Questo è uno dei tanti giorni. Una delle tante domeniche. Una delle tante notti. Questa é una delle tante domeniche passate a studiare, ad approfondire, a cercare, a ricercare, a migliorare. A migliorarsi. A fare. Una delle tante domeniche passate a costruire. A costruire il presente. Progettando un futuro. Una delle tante giornate passate con la testa china sopra il computer. Con il cellulare che impazza. Con le dita che strimpellano sulla tastiera. Con le mail da leggere. Con i whatsapp che riempiono i telefonini. Quelle giornate passate con i pugni che battono sopra i tavoli, con gli scontri, con gli incontri, con i punti di vista, le opinioni. E questa è una delle tante domeniche passate a confrontarsi, a parlare, a cercare soluzioni, una delle tante domeniche prima di partire e incontrare il mondo fuori. Una di quelle tante giornate di quando pranzo in piedi in mezzo alle persone, di quando prendi un caffè al volo, di quando ceni a mezzanotte. Quando torni a casa la sera e stremata lanci le scarpe sul balcone. Una delle tante domeniche passate tra i fogli, i desideri, le carte, le angosce, i sogni, i pezzi e le parole, tra la musica, i caffè, le sigarette, una delle tante notti stremate con gli occhi stanchi, passate a mettere in fila i pezzi per comporre un puzzle. Il più bel puzzle del mondo. E allora c’è una cosa che ho imparato in questi mesi. Una cosa che nella mia vita ho sempre fatto fatica a mettere in pratica. Il restare. Il rimanere. Con il mio lavoro poi, quando finisci una cosa e sei già su quella dopo, quando sai le cose prima che accadano, quando succede qualcosa e non fai in tempo a correre che succede già quella dopo, e quando stai per finire un progetto e pensi già a quello successivo.

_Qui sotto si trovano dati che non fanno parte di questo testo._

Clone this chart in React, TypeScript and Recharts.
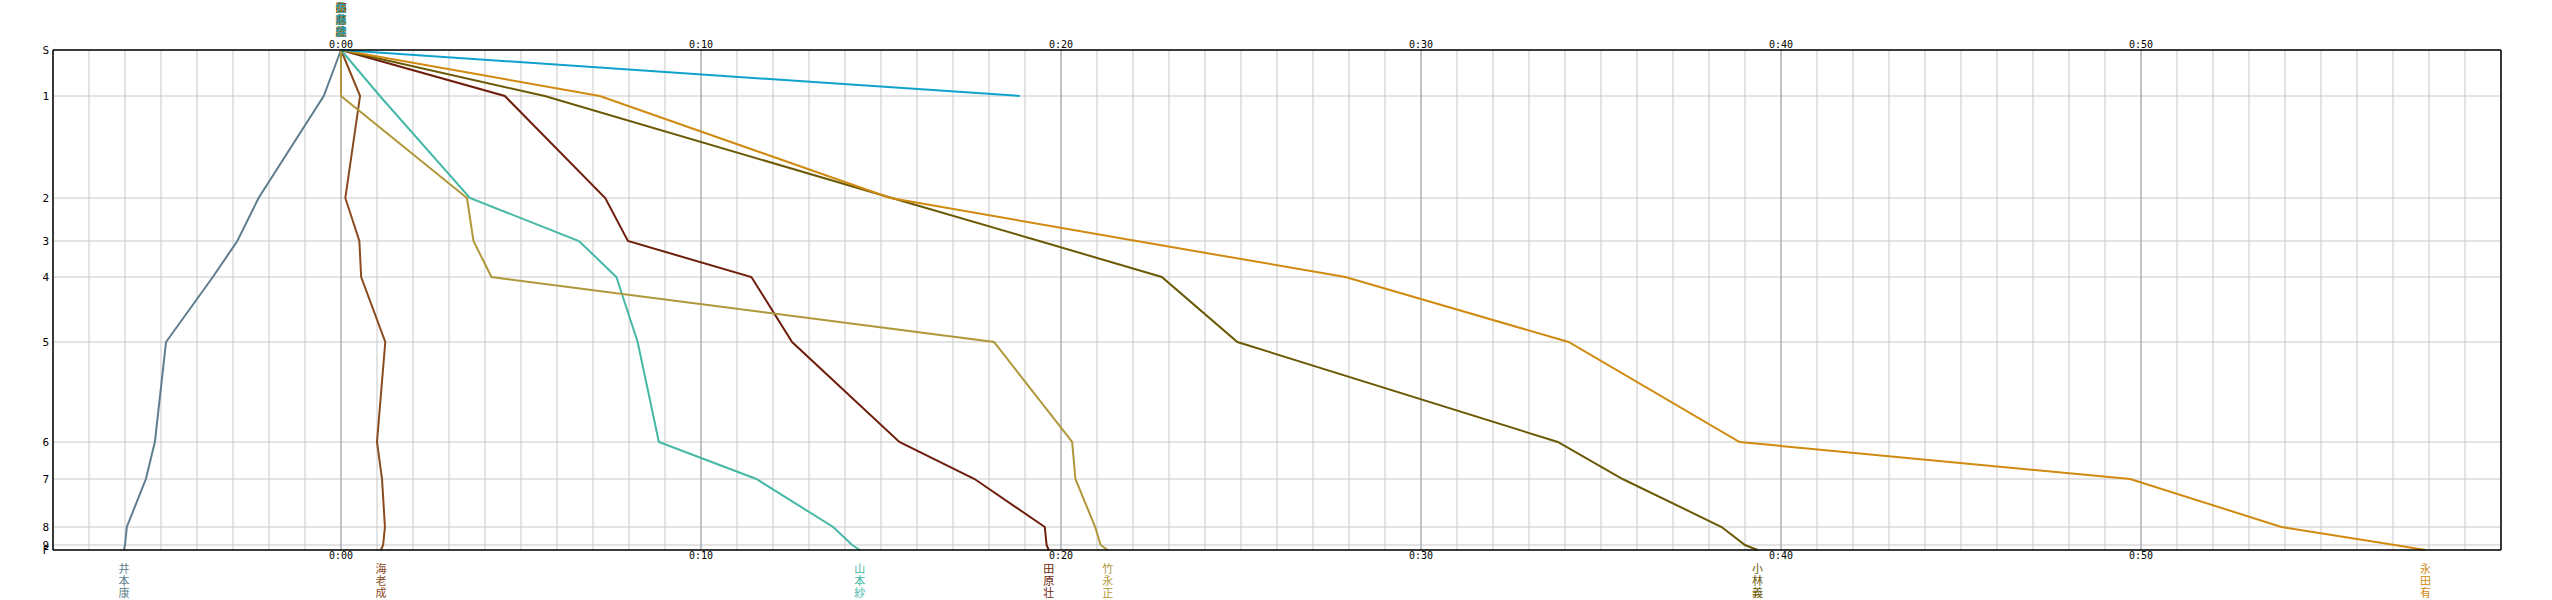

Con il mio lavoro che a volte ti porta a stare e a passare da una stella cadente a un’altra, portandoti dietro pesi gioie dolori degli altri, ansie desideri paure e preoccupazioni ma anche soddisfazioni, energie, forze, carichi di energia pura.
E allora c’è una cosa dicevo che sto imparando. Ed è un verbo. Uno di quelli che finisce in Ire. Uno di quelli snob che se ne stanno chiusi in un angolo di un libro ormai stanco. Di quelli quando arrivi a fine anno e per gli ultimi argomenti non c’è mai tempo.
E allora alle elementari amavo, ma avevo soggezione dei verbi in ire. Sentire. Udire. Venire. Soffrire. Li vedevo distanti. Freddi. Nobili. Ricchi. Con questa i magra secca allampanata. L’unico verbo che mi piaceva e che appena lo sentivo mi immaginavo un aereo con le alette blu in volo era partire.
E poi odiavo verbi in ere. Cadere. Rimanere. Contenere. Soggiacere. E mi creavano ansia quelli in are. Amare. Stare. Fissare. Programmare. E quindi dicevo c’è un verbo che non avevo mai considerato ed è costruire. Costruire. Erigere qualcosa. Cercare di tracciare il solco della vita. Una parola che non avevo mai preso in considerazione.
E allora in questi giorni sto imparando che nella vita si può costruire.
E che i sogni se vuoi prendono forma.